PROBLEM TO SOLVE: Look at the data below and print exactly the lines from its first line through the line with "from matplotlib.patches import Rectangle"; the pictures stay out of the copy.

>>>>>

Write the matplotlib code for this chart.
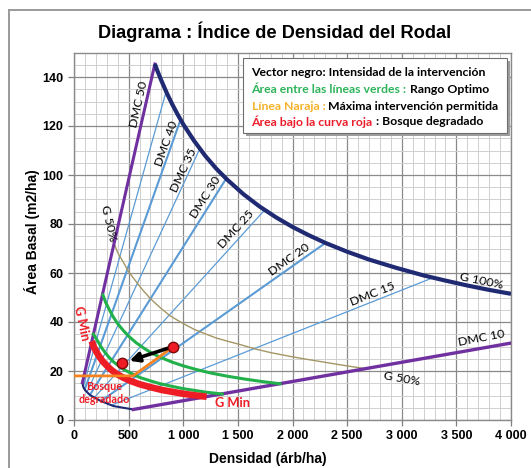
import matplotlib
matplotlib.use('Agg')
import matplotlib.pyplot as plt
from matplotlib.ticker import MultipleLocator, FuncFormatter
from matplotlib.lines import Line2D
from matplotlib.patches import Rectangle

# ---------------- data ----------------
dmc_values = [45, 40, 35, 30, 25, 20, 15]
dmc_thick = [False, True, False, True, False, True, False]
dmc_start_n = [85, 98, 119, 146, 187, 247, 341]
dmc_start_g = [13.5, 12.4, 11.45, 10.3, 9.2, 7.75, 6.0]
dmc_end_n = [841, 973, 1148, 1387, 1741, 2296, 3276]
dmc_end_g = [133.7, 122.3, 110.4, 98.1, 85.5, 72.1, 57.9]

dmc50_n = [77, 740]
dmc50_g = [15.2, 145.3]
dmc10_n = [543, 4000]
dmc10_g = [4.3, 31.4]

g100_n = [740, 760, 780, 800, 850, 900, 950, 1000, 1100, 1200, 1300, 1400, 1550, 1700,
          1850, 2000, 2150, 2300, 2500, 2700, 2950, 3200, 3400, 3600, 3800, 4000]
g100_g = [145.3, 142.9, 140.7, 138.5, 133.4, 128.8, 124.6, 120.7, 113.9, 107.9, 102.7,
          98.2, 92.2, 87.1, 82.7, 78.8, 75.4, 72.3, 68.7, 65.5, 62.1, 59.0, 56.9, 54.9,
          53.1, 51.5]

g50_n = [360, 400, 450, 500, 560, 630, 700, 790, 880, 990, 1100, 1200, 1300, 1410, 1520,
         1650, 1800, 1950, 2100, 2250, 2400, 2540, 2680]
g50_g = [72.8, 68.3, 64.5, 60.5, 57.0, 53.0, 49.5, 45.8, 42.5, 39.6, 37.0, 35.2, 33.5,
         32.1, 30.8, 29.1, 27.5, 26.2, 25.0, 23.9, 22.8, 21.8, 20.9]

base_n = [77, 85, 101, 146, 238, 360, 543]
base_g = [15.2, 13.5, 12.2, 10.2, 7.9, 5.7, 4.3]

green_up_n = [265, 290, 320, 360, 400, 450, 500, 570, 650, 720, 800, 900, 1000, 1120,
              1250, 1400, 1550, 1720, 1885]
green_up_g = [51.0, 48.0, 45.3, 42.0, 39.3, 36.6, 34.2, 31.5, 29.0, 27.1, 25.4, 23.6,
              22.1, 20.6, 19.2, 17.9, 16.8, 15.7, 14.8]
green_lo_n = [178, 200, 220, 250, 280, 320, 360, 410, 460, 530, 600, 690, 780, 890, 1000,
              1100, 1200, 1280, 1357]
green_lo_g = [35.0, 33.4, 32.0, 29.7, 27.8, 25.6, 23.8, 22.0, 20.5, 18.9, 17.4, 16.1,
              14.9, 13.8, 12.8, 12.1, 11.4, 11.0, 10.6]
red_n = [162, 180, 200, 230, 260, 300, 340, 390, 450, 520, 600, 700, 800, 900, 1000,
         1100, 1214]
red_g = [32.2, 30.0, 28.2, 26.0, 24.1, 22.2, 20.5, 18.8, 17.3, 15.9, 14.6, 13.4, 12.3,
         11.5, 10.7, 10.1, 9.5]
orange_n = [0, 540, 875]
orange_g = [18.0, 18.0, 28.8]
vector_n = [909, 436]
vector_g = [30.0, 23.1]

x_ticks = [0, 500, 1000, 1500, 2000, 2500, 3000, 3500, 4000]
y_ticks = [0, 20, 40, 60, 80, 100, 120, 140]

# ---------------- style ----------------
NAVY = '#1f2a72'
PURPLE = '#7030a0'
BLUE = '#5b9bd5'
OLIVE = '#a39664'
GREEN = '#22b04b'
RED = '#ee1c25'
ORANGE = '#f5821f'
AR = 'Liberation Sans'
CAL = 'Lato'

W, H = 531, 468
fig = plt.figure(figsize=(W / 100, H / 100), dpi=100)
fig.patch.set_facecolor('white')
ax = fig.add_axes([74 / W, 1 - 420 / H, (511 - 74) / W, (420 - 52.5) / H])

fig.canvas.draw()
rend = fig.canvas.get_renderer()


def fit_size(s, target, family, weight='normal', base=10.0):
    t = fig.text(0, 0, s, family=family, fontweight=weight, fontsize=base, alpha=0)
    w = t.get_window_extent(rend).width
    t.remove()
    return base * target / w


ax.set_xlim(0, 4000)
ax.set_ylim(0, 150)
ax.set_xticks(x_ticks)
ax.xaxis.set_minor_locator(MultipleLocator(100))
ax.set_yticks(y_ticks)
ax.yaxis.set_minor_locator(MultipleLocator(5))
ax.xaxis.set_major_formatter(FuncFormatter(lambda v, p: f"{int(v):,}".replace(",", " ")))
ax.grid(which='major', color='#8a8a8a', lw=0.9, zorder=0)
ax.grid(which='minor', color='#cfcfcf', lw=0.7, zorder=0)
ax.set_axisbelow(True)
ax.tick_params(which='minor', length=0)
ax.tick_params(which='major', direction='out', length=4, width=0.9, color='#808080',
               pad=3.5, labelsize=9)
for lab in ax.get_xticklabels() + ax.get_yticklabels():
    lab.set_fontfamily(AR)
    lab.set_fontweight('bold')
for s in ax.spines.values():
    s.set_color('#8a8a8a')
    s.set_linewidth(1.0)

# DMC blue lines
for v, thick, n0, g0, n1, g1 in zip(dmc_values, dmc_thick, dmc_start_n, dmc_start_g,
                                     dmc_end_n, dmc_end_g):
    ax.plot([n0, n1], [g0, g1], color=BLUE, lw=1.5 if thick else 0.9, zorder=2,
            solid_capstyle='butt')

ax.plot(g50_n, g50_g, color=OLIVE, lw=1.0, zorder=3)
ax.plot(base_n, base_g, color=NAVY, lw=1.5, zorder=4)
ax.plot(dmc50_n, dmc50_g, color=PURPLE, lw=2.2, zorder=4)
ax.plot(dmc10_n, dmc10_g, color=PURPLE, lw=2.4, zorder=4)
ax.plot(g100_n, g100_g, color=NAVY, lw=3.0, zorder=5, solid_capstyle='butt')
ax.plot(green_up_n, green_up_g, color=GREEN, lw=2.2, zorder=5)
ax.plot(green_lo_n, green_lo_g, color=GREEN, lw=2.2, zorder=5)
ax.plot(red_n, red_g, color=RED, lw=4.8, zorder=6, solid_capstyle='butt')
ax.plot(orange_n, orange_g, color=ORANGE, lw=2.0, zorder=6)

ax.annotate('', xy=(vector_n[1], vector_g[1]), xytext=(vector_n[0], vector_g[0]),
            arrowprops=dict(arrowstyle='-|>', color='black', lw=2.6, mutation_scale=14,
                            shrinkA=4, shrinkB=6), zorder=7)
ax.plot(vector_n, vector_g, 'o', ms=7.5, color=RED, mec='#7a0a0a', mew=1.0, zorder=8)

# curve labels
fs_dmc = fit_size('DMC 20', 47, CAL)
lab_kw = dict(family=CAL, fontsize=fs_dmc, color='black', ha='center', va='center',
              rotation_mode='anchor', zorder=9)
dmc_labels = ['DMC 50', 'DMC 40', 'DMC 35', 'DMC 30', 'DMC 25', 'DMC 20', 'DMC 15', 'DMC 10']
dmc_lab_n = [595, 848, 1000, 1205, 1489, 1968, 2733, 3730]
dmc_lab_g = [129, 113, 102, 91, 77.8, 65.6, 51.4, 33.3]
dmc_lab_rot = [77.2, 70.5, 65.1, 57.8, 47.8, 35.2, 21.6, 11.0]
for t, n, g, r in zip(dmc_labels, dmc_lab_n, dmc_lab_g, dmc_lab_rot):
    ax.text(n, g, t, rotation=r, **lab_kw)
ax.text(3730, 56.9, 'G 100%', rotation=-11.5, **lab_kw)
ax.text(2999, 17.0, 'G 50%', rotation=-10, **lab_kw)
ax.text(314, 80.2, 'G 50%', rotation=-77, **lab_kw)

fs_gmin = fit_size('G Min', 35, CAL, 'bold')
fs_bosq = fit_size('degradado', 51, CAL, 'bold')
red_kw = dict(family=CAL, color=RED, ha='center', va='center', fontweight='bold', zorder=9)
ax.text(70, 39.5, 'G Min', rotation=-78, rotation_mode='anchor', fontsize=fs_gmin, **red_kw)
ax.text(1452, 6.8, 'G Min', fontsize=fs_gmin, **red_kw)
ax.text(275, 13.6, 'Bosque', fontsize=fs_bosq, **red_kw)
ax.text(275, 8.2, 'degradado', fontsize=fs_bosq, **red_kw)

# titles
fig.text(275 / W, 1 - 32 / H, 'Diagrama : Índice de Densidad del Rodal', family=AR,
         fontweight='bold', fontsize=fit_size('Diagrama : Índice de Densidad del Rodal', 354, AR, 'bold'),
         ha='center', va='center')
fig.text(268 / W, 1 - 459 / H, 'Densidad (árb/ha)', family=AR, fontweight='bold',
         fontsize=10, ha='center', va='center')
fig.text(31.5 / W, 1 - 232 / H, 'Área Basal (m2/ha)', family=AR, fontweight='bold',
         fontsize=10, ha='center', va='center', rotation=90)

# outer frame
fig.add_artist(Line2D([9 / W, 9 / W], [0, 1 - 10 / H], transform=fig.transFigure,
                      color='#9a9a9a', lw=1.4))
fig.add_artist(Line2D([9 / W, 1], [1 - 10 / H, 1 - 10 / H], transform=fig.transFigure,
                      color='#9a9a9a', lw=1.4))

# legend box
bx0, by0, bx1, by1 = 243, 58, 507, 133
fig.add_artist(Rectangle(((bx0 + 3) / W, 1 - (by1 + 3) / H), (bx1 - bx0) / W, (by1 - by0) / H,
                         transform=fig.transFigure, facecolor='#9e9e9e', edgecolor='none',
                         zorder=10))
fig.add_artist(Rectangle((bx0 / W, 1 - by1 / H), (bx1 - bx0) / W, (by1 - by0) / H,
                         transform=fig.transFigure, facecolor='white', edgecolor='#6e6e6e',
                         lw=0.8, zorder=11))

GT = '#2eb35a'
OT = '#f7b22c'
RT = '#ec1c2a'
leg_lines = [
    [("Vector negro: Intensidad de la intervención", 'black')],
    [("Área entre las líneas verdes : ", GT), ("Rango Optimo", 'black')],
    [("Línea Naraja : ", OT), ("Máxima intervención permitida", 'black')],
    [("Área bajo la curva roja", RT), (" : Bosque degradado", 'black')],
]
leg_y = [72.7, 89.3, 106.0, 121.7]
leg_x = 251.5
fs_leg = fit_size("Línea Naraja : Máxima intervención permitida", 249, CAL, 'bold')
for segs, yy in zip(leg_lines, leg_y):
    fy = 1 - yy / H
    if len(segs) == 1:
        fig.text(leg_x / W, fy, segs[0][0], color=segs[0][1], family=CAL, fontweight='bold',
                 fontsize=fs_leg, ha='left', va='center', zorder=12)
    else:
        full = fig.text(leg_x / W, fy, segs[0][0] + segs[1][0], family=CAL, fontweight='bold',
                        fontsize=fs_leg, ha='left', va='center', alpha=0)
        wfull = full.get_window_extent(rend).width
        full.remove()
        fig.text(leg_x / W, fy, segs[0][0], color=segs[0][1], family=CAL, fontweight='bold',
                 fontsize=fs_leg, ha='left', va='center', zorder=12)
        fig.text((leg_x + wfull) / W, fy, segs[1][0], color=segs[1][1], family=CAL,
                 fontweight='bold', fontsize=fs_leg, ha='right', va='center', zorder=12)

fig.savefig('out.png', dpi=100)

<<<<<

SOLVED PROBLEM:
Write the matplotlib code for this chart.
import matplotlib
matplotlib.use('Agg')
import matplotlib.pyplot as plt
from matplotlib.ticker import MultipleLocator, FuncFormatter
from matplotlib.lines import Line2D
from matplotlib.patches import Rectangle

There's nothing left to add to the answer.